Mohammad Amir has always been one of the most talented bowlers in world cricket, ever since making his debut in 2009 against Sri Lanka in Galle. The left-arm fast bowler had to miss five years of his cricketing career due to his involvement in the spot-fixing scandal in England in 2010 and was also jailed for six months after being found guilty. However, he made a triumphant return to the game, helping Pakistan win their maiden ICC champions trophy title in 2017 with a scintillating performance in finals against India.

Since his return to the game, Amir has received back the same respect from fans and his peers for his bowling abilities like before. However, he has found it hard to reach the same peaks he had during his initial period back in 2009-10.


His penetration with the ball has become less and there was a period where he was dropped from the team due to poor returns. But he is still considered to be one of the most potent bowlers in world cricket. Amir has now restricted himself to the white-ball cricket for the Men in Green and for the franchise T20 tournaments around the world.

Finch says Amir the toughest Pakistani bowler he has faced during a Q&A session

This fact was verified by Australian limited-overs captain Aaron Finch during a Q&A session on Twitter. During the session, Finch was answering queries from many of his fans. One such fan asked Finch which was the toughest Pakistani bowler he has ever faced. “Most Toughest Bowler you have ever faced from Pakistan???”, the fan asked. To this, the Australia captain replied, “@iamamirofficial is always tough to face!”

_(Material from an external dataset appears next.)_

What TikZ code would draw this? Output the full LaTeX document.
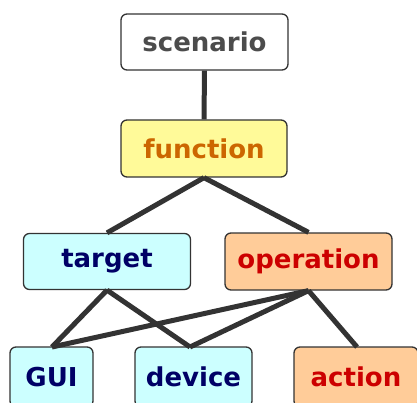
\documentclass[tikz,border=0pt]{standalone}
\usepackage{fontspec}
\setmainfont{DejaVu Sans}
\begin{document}
\begin{tikzpicture}[x=1pt,y=-1pt,
  box/.style={draw=black!80, line width=1.3pt, rounded corners=6pt, inner sep=0pt,
    font=\fontsize{26}{29}\selectfont\bfseries},
  link/.style={draw=black!80, line width=5pt}]
\useasboundingbox (0,0) rectangle (417,403);
\node[box, fill=white, text=black!70, minimum width=167, minimum height=56] (scen) at (204.5,42) {scenario};
\node[box, fill=yellow!40, text={rgb,255:red,204;green,102;blue,0}, minimum width=166, minimum height=57] (func) at (204,148.5) {function};
\node[box, fill={rgb,255:red,204;green,255;blue,255}, text={rgb,255:red,0;green,0;blue,102}, minimum width=167, minimum height=56] (targ) at (107,261.5) {target};
\node[box, fill={rgb,255:red,255;green,204;blue,153}, text={rgb,255:red,204;green,0;blue,0}, minimum width=167, minimum height=57] (oper) at (308.5,261.5) {operation};
\node[box, fill={rgb,255:red,204;green,255;blue,255}, text={rgb,255:red,0;green,0;blue,102}, minimum width=83, minimum height=60] (gui) at (51.5,377) {GUI};
\node[box, fill={rgb,255:red,204;green,255;blue,255}, text={rgb,255:red,0;green,0;blue,102}, minimum width=117, minimum height=60] (dev) at (193.5,377) {device};
\node[box, fill={rgb,255:red,255;green,204;blue,153}, text={rgb,255:red,204;green,0;blue,0}, minimum width=124, minimum height=60] (act) at (356,377) {action};
\coordinate (guiT) at (52,347);
\coordinate (devT) at (190,347);
\coordinate (actT) at (357,347);
\draw[link] (scen.south) -- (func.north);
\draw[link] (func.south) -- (targ.north);
\draw[link] (func.south) -- (oper.north);
\draw[link] (targ.south) -- (guiT);
\draw[link] (targ.south) -- (devT);
\draw[link] (oper.south) -- (guiT);
\draw[link] (oper.south) -- (devT);
\draw[link] (oper.south) -- (actT);
\end{tikzpicture}
\end{document}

Mohammad Amir was also replied to Aaron Finch and said, “And u are a gun batsman bhi 😊😊”

Meanwhile, Wasim Akram had criticized Mohammad Amir’s decision to retire from Test cricket before the Australia series. Akram felt that Amir should have played this series at least given the inexperience of bowling attack that was picked for the away series down under.

The legendary pacer also felt that the time and effort invested by Pakistan management in bringing Amir back into international cricket was wasted when Amir decided to prolong his limited-overs career by saying goodbye to red-ball cricket at the age of 27.